I had never been in a workshop (or had my pieces
workshopped) before I got into the MFA program. Naturally, I entered the
program nervous. I didn’t know what to expect or what was expected of me.
Besides a few friends and family, my stories didn’t have much of an audience. I
didn’t know how my work would be received.
Everyone is protective of the writing they create and I was
too. Initially, I struggled to share my work out of fear of it being
misunderstood or misinterpreted. That was something I knew I had to learn to
work around, and the program helps you do just that. The workshop class is a
small group of approachable and focused people whose main objective is to
produce good writing. Working with a group like that helps build confidence to
share your work in order to make it better.
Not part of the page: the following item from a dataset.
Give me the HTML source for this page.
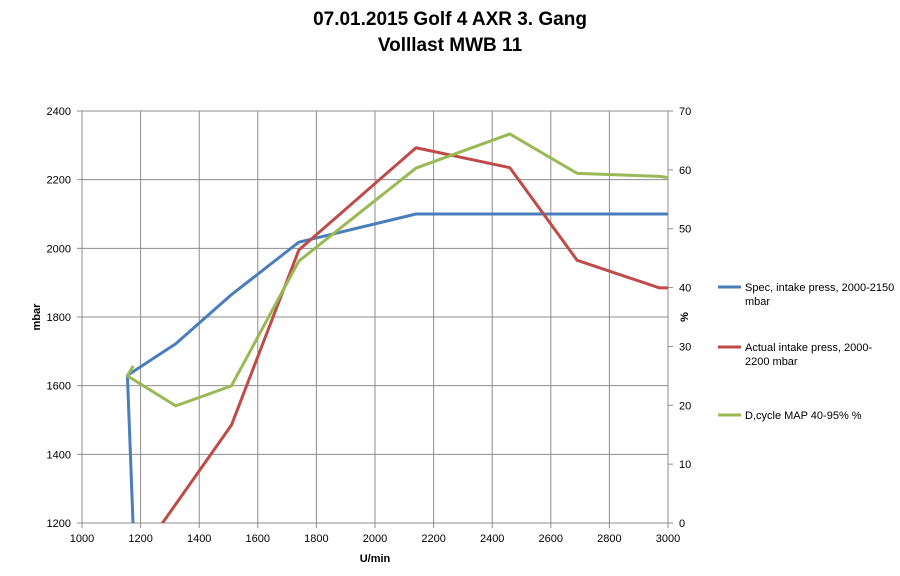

Having other people look at the
development of your writing over a period of time generates a variety of
perspectives. The workshop group constitutes people from different backgrounds
who produce different readings of your text, which I find most helpful. The
writer figures out so much of their own writing style when they view their
stories/poems from other people’s eyes. For example, having other people
workshop my pieces over two semesters helped me discover my strengths and
weaknesses and how to use them to my advantage. Something that I wouldn’t be
able to see by myself.
I’ve become more aware of my audience now than before. I’ve
never written for an American audience and so workshops from time to time
facilitate my understanding of the American publishing world: what kind of
writing is successful, how to develop a good piece of writing, etc.
One major thing the MFA program has taught me is to love my
work while also maintaining a distance from it. Just enough distance to be able
to revise and continue working on it after receiving feedback. Revising a story
or poem was not my strong point; it often felt like I was cheating on my first
draft by altering or editing it. But over the course of my first semester, I
realized the importance of going back and revisiting works that I thought might
be ready for the world. Editing is still painful; cutting full chunks out is
not the easiest thing to do. For that, I’ve made a folder for all the edited portions
I take out of certain pieces, in the hope of using them somewhere else.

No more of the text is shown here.